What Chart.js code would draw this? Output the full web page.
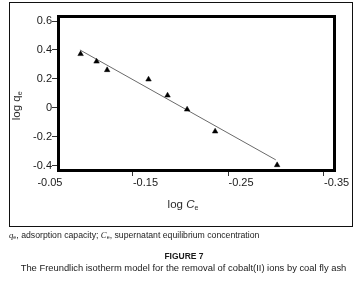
<!DOCTYPE html>
<html>
<head>
<meta charset="utf-8">
<script src="https://cdn.jsdelivr.net/npm/chart.js@4.4.1/dist/chart.umd.min.js"></script>
<style>
  html, body { margin:0; padding:0; background:#fff; }
  #wrap { position:relative; width:360px; height:284px; overflow:hidden; font-family:"Liberation Sans", Arial, sans-serif; }
  #c { position:absolute; left:0; top:0; }
  #frame { position:absolute; left:9px; top:2px; width:344px; height:225px; border:1px solid #111; box-sizing:border-box; }
  .t { position:absolute; white-space:nowrap; color:#2a2a2a; line-height:1; }
  sub { font-size:0.62em; vertical-align:-0.25em; line-height:0; }
  .serif { font-family:"Liberation Serif", "Times New Roman", serif; font-style:italic; }
</style>
</head>
<body>
<div id="wrap">
  <canvas id="c" width="360" height="284"></canvas>
  <div id="frame"></div>
  <div class="t" id="ytitle" style="font-size:11.5px;left:-33px;top:100px;width:100px;text-align:center;transform:rotate(-90deg);transform-origin:50% 50%;">log q<sub>e</sub></div>
  <div class="t" id="xtitle" style="font-size:11.5px;left:133px;top:199px;width:100px;text-align:center;">log <i>C</i><sub>e</sub></div>
  <div class="t" id="cap" style="font-size:8.7px;left:9px;top:231px;color:#222;">
    <span class="serif">q</span><sub>e</sub>, adsorption capacity; <span class="serif">C</span><sub>e</sub>, supernatant equilibrium concentration</div>
  <div class="t" id="fig" style="font-size:8.5px;font-weight:bold;left:0;top:252px;width:368px;text-align:center;color:#1a1a1a;">FIGURE 7</div>
  <div class="t" id="sub" style="font-size:9.4px;left:0;top:263px;width:367px;text-align:center;color:#1a1a1a;">The Freundlich isotherm model for the removal of cobalt(II) ions by coal fly ash</div>
</div>
<script>
// ---- data ----
const logCe = [-0.0957, -0.1124, -0.1235, -0.1668, -0.1867, -0.2072, -0.2365, -0.3014];
const logQe = [0.372, 0.320, 0.261, 0.196, 0.085, -0.012, -0.164, -0.397];
const fitX = [-0.095, -0.300];
const fitY = [0.400, -0.361];
const xTickValues = [-0.05, -0.15, -0.25, -0.35];
const xTickLabels = ['-0.05', '-0.15', '-0.25', '-0.35'];
const yTickValues = [0.6, 0.4, 0.2, 0, -0.2, -0.4];
const yTickLabels = ['0.6', '0.4', '0.2', '0', '-0.2', '-0.4'];

const points = logCe.map((x, i) => ({ x: x, y: logQe[i] }));
const fitLine = fitX.map((x, i) => ({ x: x, y: fitY[i] }));

const boxPlugin = {
  id: 'box',
  afterDraw(chart) {
    const a = chart.chartArea, ctx = chart.ctx;
    ctx.save();
    ctx.strokeStyle = '#000';
    ctx.lineWidth = 3;
    ctx.strokeRect(a.left + 1.5, a.top + 1.5, a.right - a.left - 3, a.bottom - a.top - 3);
    ctx.restore();
  }
};

const tickFont = { family: '"Liberation Sans", Arial, sans-serif', size: 11 };

new Chart(document.getElementById('c'), {
  type: 'scatter',
  data: {
    datasets: [
      {
        type: 'line',
        data: fitLine,
        borderColor: '#6a6a6a',
        borderWidth: 1,
        pointRadius: 0,
        fill: false,
        order: 2
      },
      {
        data: points,
        pointStyle: 'triangle',
        pointRadius: 3.2,
        backgroundColor: '#000',
        borderColor: '#000',
        borderWidth: 0.5,
        order: 1
      }
    ]
  },
  plugins: [boxPlugin],
  options: {
    responsive: false,
    devicePixelRatio: 1,
    animation: false,
    layout: { padding: { left: 0, top: 15, right: 24, bottom: 92 } },
    plugins: { legend: { display: false }, tooltip: { enabled: false }, title: { display: false } },
    scales: {
      x: {
        type: 'linear',
        min: -0.363,
        max: -0.071,
        reverse: true,
        afterBuildTicks: s => { s.ticks = xTickValues.map(v => ({ value: v })); },
        afterFit: s => { s.height = 20; },
        border: { display: false },
        grid: {
          drawOnChartArea: false,
          tickLength: 4,
          tickColor: c => (c.tick && c.tick.value === -0.05) ? 'rgba(0,0,0,0)' : '#333'
        },
        ticks: {
          autoSkip: false,
          maxRotation: 0,
          labelOffset: 13,
          padding: 0,
          font: tickFont,
          color: '#1a1a1a',
          callback: (v, i) => xTickLabels[i]
        }
      },
      y: {
        type: 'linear',
        min: -0.445,
        max: 0.642,
        afterBuildTicks: s => { s.ticks = yTickValues.map(v => ({ value: v })); },
        afterFit: s => { s.width = 57; },
        border: { display: false },
        grid: { drawOnChartArea: false, tickLength: 5, tickColor: '#333' },
        ticks: {
          autoSkip: false,
          padding: 0,
          font: tickFont,
          color: '#1a1a1a',
          callback: (v, i) => yTickLabels[i]
        }
      }
    }
  }
});
</script>
</body>
</html>
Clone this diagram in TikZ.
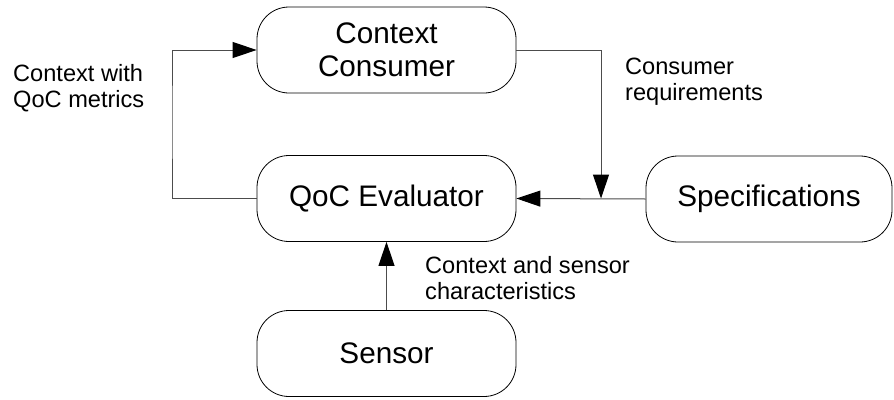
\documentclass[tikz,border=0pt]{standalone}
\usepackage{fontspec}
\setmainfont{Liberation Sans}
\usetikzlibrary{arrows.meta}
\begin{document}
\begin{tikzpicture}[x=1pt,y=-1pt,
  block/.style={draw=black,line width=0.8pt,rounded corners=32pt,
    minimum height=86pt,inner sep=0pt,align=center,
    font=\fontsize{29.7}{33}\selectfont},
  link/.style={draw=black!70,line width=1pt,
    -{Triangle[length=24pt,width=16pt,black]}},
  note/.style={anchor=base west,align=left,inner sep=0pt,
    font=\fontsize{23.6}{26.5}\selectfont}]
\useasboundingbox (0,0) rectangle (894,399);

% process blocks
\node[block,minimum width=259pt] (cons) at (386.5,50) {Context\\Consumer};
\node[block,minimum width=259pt] (qoc) at (386.5,198.5) {QoC Evaluator};
\node[block,minimum width=246pt] (spec) at (769,199) {Specifications};
\node[block,minimum width=259pt] (sens) at (386.5,353.5) {Sensor};

% routing points
\coordinate (j) at (601,198.5);
\coordinate (lb) at (172,120);

% connectors
\draw[link] (spec.west) -- (qoc.east);
\draw[link] (cons.east) -| (j);
\draw[link] (qoc.west) -| (lb) |- (cons.west);
\draw[link] (sens.north) -- (qoc.south);

% connector labels (anchored at the baseline of the last line)
\node[note] (l1) at (13,107.5) {Context with\\QoC metrics};
\node[note] (l2) at (625,100.5) {Consumer\\requirements};
\node[note] (l3) at (425,299.5) {Context and sensor\\characteristics};
\end{tikzpicture}
\end{document}
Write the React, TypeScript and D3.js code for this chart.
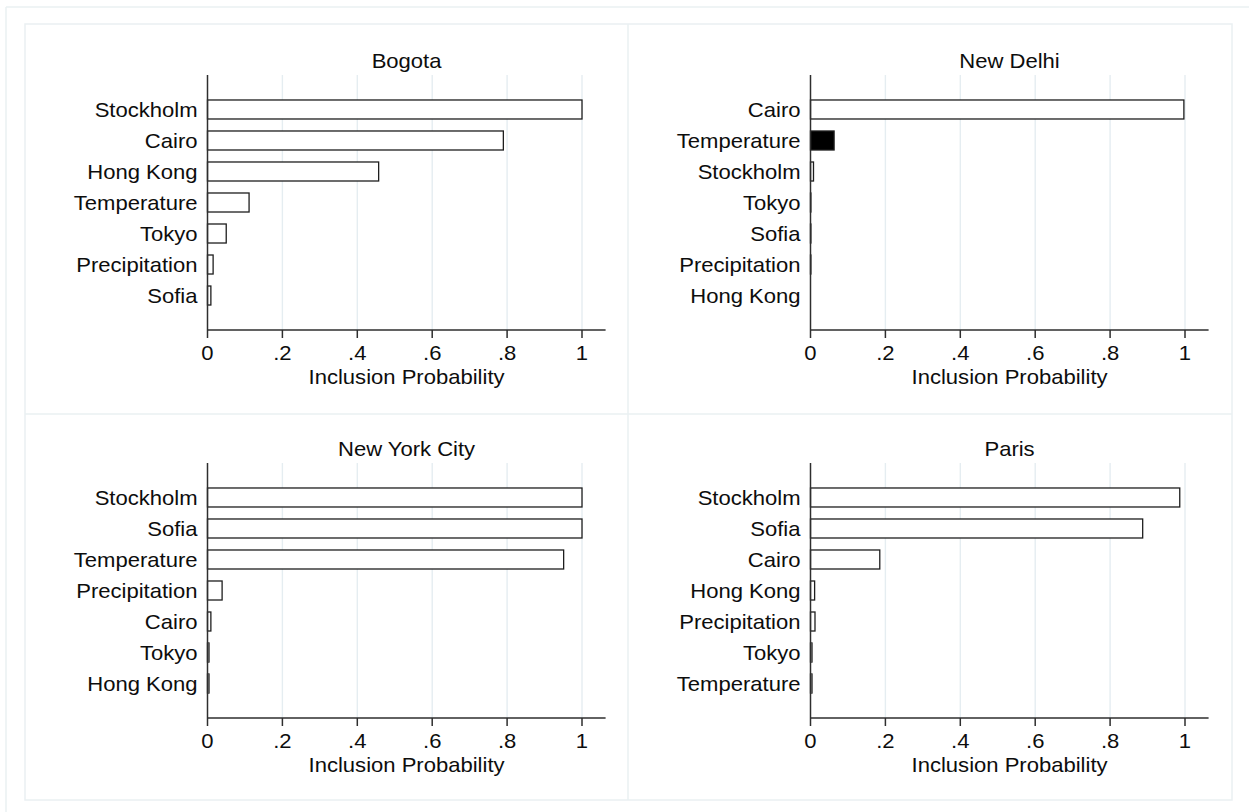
--------------------
◆ **What to produce**
Take the listing and print it again exactly, but without any pictures.

◆ **Result of the task**
What Chart.js code would draw this? Output the full web page.
<!DOCTYPE html>
<html>
<head>
<meta charset="utf-8">
<script src="https://cdn.jsdelivr.net/npm/chart.js@4.4.1/dist/chart.umd.min.js"></script>
<style>
  html, body { margin:0; padding:0; background:#fff; }
  #wrap { position:relative; width:360px; height:284px; overflow:hidden; font-family:"Liberation Sans", Arial, sans-serif; }
  #c { position:absolute; left:0; top:0; }
  #frame { position:absolute; left:9px; top:2px; width:344px; height:225px; border:1px solid #111; box-sizing:border-box; }
  .t { position:absolute; white-space:nowrap; color:#2a2a2a; line-height:1; }
  sub { font-size:0.62em; vertical-align:-0.25em; line-height:0; }
  .serif { font-family:"Liberation Serif", "Times New Roman", serif; font-style:italic; }
</style>
</head>
<body>
<div id="wrap">
  <canvas id="c" width="360" height="284"></canvas>
  <div id="frame"></div>
  <div class="t" id="ytitle" style="font-size:11.5px;left:-33px;top:100px;width:100px;text-align:center;transform:rotate(-90deg);transform-origin:50% 50%;">log q<sub>e</sub></div>
  <div class="t" id="xtitle" style="font-size:11.5px;left:133px;top:199px;width:100px;text-align:center;">log <i>C</i><sub>e</sub></div>
  <div class="t" id="cap" style="font-size:8.7px;left:9px;top:231px;color:#222;">
    <span class="serif">q</span><sub>e</sub>, adsorption capacity; <span class="serif">C</span><sub>e</sub>, supernatant equilibrium concentration</div>
  <div class="t" id="fig" style="font-size:8.5px;font-weight:bold;left:0;top:252px;width:368px;text-align:center;color:#1a1a1a;">FIGURE 7</div>
  <div class="t" id="sub" style="font-size:9.4px;left:0;top:263px;width:367px;text-align:center;color:#1a1a1a;">The Freundlich isotherm model for the removal of cobalt(II) ions by coal fly ash</div>
</div>
<script>
// ---- data ----
const logCe = [-0.0957, -0.1124, -0.1235, -0.1668, -0.1867, -0.2072, -0.2365, -0.3014];
const logQe = [0.372, 0.320, 0.261, 0.196, 0.085, -0.012, -0.164, -0.397];
const fitX = [-0.095, -0.300];
const fitY = [0.400, -0.361];
const xTickValues = [-0.05, -0.15, -0.25, -0.35];
const xTickLabels = ['-0.05', '-0.15', '-0.25', '-0.35'];
const yTickValues = [0.6, 0.4, 0.2, 0, -0.2, -0.4];
const yTickLabels = ['0.6', '0.4', '0.2', '0', '-0.2', '-0.4'];

const points = logCe.map((x, i) => ({ x: x, y: logQe[i] }));
const fitLine = fitX.map((x, i) => ({ x: x, y: fitY[i] }));

const boxPlugin = {
  id: 'box',
  afterDraw(chart) {
    const a = chart.chartArea, ctx = chart.ctx;
    ctx.save();
    ctx.strokeStyle = '#000';
    ctx.lineWidth = 3;
    ctx.strokeRect(a.left + 1.5, a.top + 1.5, a.right - a.left - 3, a.bottom - a.top - 3);
    ctx.restore();
  }
};

const tickFont = { family: '"Liberation Sans", Arial, sans-serif', size: 11 };

new Chart(document.getElementById('c'), {
  type: 'scatter',
  data: {
    datasets: [
      {
        type: 'line',
        data: fitLine,
        borderColor: '#6a6a6a',
        borderWidth: 1,
        pointRadius: 0,
        fill: false,
        order: 2
      },
      {
        data: points,
        pointStyle: 'triangle',
        pointRadius: 3.2,
        backgroundColor: '#000',
        borderColor: '#000',
        borderWidth: 0.5,
        order: 1
      }
    ]
  },
  plugins: [boxPlugin],
  options: {
    responsive: false,
    devicePixelRatio: 1,
    animation: false,
    layout: { padding: { left: 0, top: 15, right: 24, bottom: 92 } },
    plugins: { legend: { display: false }, tooltip: { enabled: false }, title: { display: false } },
    scales: {
      x: {
        type: 'linear',
        min: -0.363,
        max: -0.071,
        reverse: true,
        afterBuildTicks: s => { s.ticks = xTickValues.map(v => ({ value: v })); },
        afterFit: s => { s.height = 20; },
        border: { display: false },
        grid: {
          drawOnChartArea: false,
          tickLength: 4,
          tickColor: c => (c.tick && c.tick.value === -0.05) ? 'rgba(0,0,0,0)' : '#333'
        },
        ticks: {
          autoSkip: false,
          maxRotation: 0,
          labelOffset: 13,
          padding: 0,
          font: tickFont,
          color: '#1a1a1a',
          callback: (v, i) => xTickLabels[i]
        }
      },
      y: {
        type: 'linear',
        min: -0.445,
        max: 0.642,
        afterBuildTicks: s => { s.ticks = yTickValues.map(v => ({ value: v })); },
        afterFit: s => { s.width = 57; },
        border: { display: false },
        grid: { drawOnChartArea: false, tickLength: 5, tickColor: '#333' },
        ticks: {
          autoSkip: false,
          padding: 0,
          font: tickFont,
          color: '#1a1a1a',
          callback: (v, i) => yTickLabels[i]
        }
      }
    }
  }
});
</script>
</body>
</html>
Clone this diagram in TikZ.
\documentclass[tikz,border=0pt]{standalone}
\usepackage{fontspec}
\setmainfont{Liberation Sans}
\usetikzlibrary{arrows.meta}
\begin{document}
\begin{tikzpicture}[x=1pt,y=-1pt,
  block/.style={draw=black,line width=0.8pt,rounded corners=32pt,
    minimum height=86pt,inner sep=0pt,align=center,
    font=\fontsize{29.7}{33}\selectfont},
  link/.style={draw=black!70,line width=1pt,
    -{Triangle[length=24pt,width=16pt,black]}},
  note/.style={anchor=base west,align=left,inner sep=0pt,
    font=\fontsize{23.6}{26.5}\selectfont}]
\useasboundingbox (0,0) rectangle (894,399);

% process blocks
\node[block,minimum width=259pt] (cons) at (386.5,50) {Context\\Consumer};
\node[block,minimum width=259pt] (qoc) at (386.5,198.5) {QoC Evaluator};
\node[block,minimum width=246pt] (spec) at (769,199) {Specifications};
\node[block,minimum width=259pt] (sens) at (386.5,353.5) {Sensor};

% routing points
\coordinate (j) at (601,198.5);
\coordinate (lb) at (172,120);

% connectors
\draw[link] (spec.west) -- (qoc.east);
\draw[link] (cons.east) -| (j);
\draw[link] (qoc.west) -| (lb) |- (cons.west);
\draw[link] (sens.north) -- (qoc.south);

% connector labels (anchored at the baseline of the last line)
\node[note] (l1) at (13,107.5) {Context with\\QoC metrics};
\node[note] (l2) at (625,100.5) {Consumer\\requirements};
\node[note] (l3) at (425,299.5) {Context and sensor\\characteristics};
\end{tikzpicture}
\end{document}
Write the React, TypeScript and D3.js code for this chart.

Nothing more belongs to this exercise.